You may have noticed the neo-earth map on the right-hand sidebar, and marveled at it, as I have at a website I frequent. I got it because I thought it was pretty cool. As I have looked at the map over the course of the past couple days, however, my emotional response to it has changed from fascination to awe in its most basic form - a mixture of wonder and fear.
Many years ago, I learned the toughest lesson of my life from a man whom I still admire - indeed, if a picture and bio of an individual were needed to describe "integrity", I would use his above all other people I have known. Part of that lesson was that I had, through a combination of arrogance, ignorance, and naivety, lost the respect of someone I admire (nothing, except perhaps losing a close family member, could hurt more than letting down someone one is trying to emulate). In the course of a conversation with me, this person said something I have not only never forgotten, I have actually tried to incorporate into my life; I fail as often as I succeed, but at least I still struggle with it. He told me that we should always use caution and care and circumspection in our dealings with others because we never know how our actions are going to effect others. It is quite possible that something we do or say, to which we attach little significance, can turn out to be of utmost importance to another, and that, in its turn, can cause ripples that spread all around the world reaching us again, years later, in a chain that is almost difficult to perceive yet very real just the same.
Taking in the implications of the map to the right, I wonder - what does someone in Riyadh, Saudi Arabia or Singapore think of what I have written? What do my protestations of faithful Christianity mean to someone in Seoul or Birmingham? What, exactly, is the impression I am giving to those who read this blog, even once?
These are not casual or insignificant questions, but go to the heart of this whole project called blogging. I present to the world a snapshot of myself with each and every post, and I cannot but be concerned about the impression others have of that snapshot. Just consider, as a not-mundane example, the heading I have given to the George W. Bush reverse clock, "Countdown to Freedom". What does someone from as tightly controlled and authoritarian a society as Singapore think of that? There is little doubt that George Bush's administration presents a clear and present danger to our historical freedoms; but how does that threat look to someone living under practically no freedom whatsoever?

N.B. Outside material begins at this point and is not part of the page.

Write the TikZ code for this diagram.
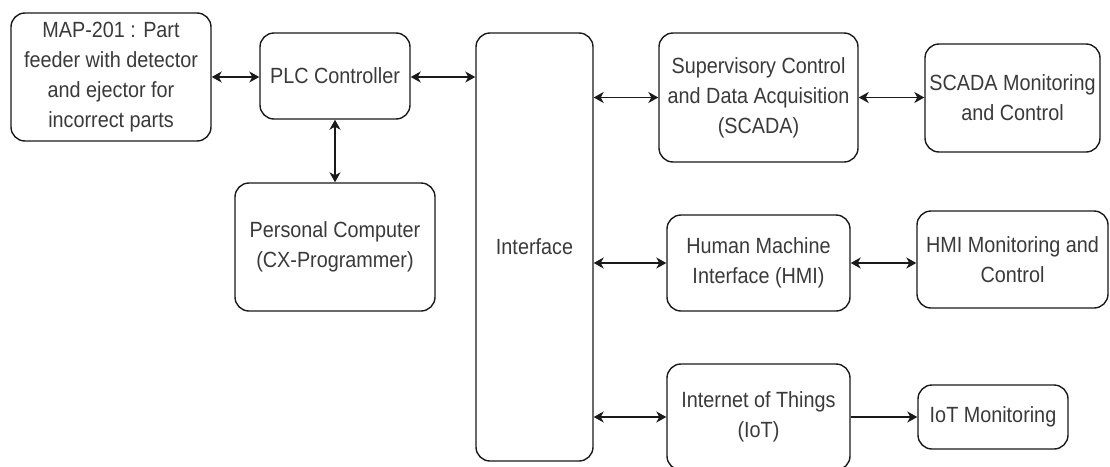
\documentclass[tikz,border=0pt]{standalone}
\usepackage{fontspec}
\setmainfont{Liberation Sans}[FakeStretch=0.9]
\usetikzlibrary{arrows.meta}
\definecolor{inkline}{HTML}{1A1A1A}
\definecolor{inktext}{HTML}{3A3A3A}
\tikzset{
  blockbox/.style={draw=inkline, line width=1.4pt, rounded corners=14pt,
    align=center, text=inktext, inner sep=2pt,
    font=\fontsize{22}{30}\selectfont},
  tip/.tip={Stealth[length=10pt,width=11pt,inset=3pt]},
  biarrow/.style={draw=inkline, line width=1.4pt, tip-tip},
  onearrow/.style={draw=inkline, line width=1.4pt, -tip},
}
\begin{document}
\begin{tikzpicture}[x=1pt,y=-1pt]
\useasboundingbox[fill=white] (0,0) rectangle (1110,466);

% left column: field device, controller and programming PC
\node[blockbox, minimum width=200pt, minimum height=128pt] (map) at (111,77)
  {MAP-201 : Part\\feeder with detector\\and ejector for\\incorrect parts};
\node[blockbox, minimum width=150pt, minimum height=86pt] (plc) at (335,76)
  {PLC Controller};
\node[blockbox, minimum width=200pt, minimum height=128pt] (pc) at (335,247)
  {Personal Computer\\(CX-Programmer)};

% central interface block
\node[blockbox, minimum width=117pt, minimum height=428pt] (iface) at (534.5,247)
  {Interface};

% supervisory systems
\node[blockbox, minimum width=199pt, minimum height=129pt] (scada) at (758.5,97.5)
  {Supervisory Control\\and Data Acquisition\\(SCADA)};
\node[blockbox, minimum width=175pt, minimum height=108pt] (scadamon) at (1012.5,98)
  {SCADA Monitoring\\and Control};

\node[blockbox, minimum width=183pt, minimum height=96pt] (hmi) at (758.5,263)
  {Human Machine\\Interface (HMI)};
\node[blockbox, minimum width=191pt, minimum height=97pt] (hmimon) at (1012.5,259.5)
  {HMI Monitoring and\\Control};

\node[blockbox, minimum width=183pt, minimum height=106pt] (iot) at (758.5,417)
  {Internet of Things\\(IoT)};
\node[blockbox, minimum width=150pt, minimum height=64pt] (iotmon) at (993,417)
  {IoT Monitoring};

% connections
\draw[biarrow] (map.east) -- (plc.west |- map.east);
\draw[biarrow] (plc.east |- map.east) -- (iface.west |- map.east);
\draw[biarrow] (plc.south) -- (pc.north);
\draw[biarrow] (iface.east |- scada.west) -- (scada.west);
\draw[biarrow] (scada.east) -- (scadamon.west |- scada.east);
\draw[biarrow] (iface.east |- hmi.west) -- (hmi.west);
\draw[biarrow] (hmi.east) -- (hmimon.west |- hmi.east);
\draw[biarrow] (iface.east |- iot.west) -- (iot.west);
\draw[onearrow] (iot.east) -- (iotmon.west);
\end{tikzpicture}
\end{document}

On another level, what about my self-professed Christianity? How do I reconcile that with some of the posts I have put up? Are nuance and complexity just a thin reed upon which I justify to myself things I have written that have no place on a site dedicated - still - to both progressive politics and faithful Christianity? I submit that these are questions to which I have no answers, but I think keeping them in mind in the future - keeping that map in mind, and all the yellow dots on it - will make me a better blogger, and I hope a more honest and integral blogger.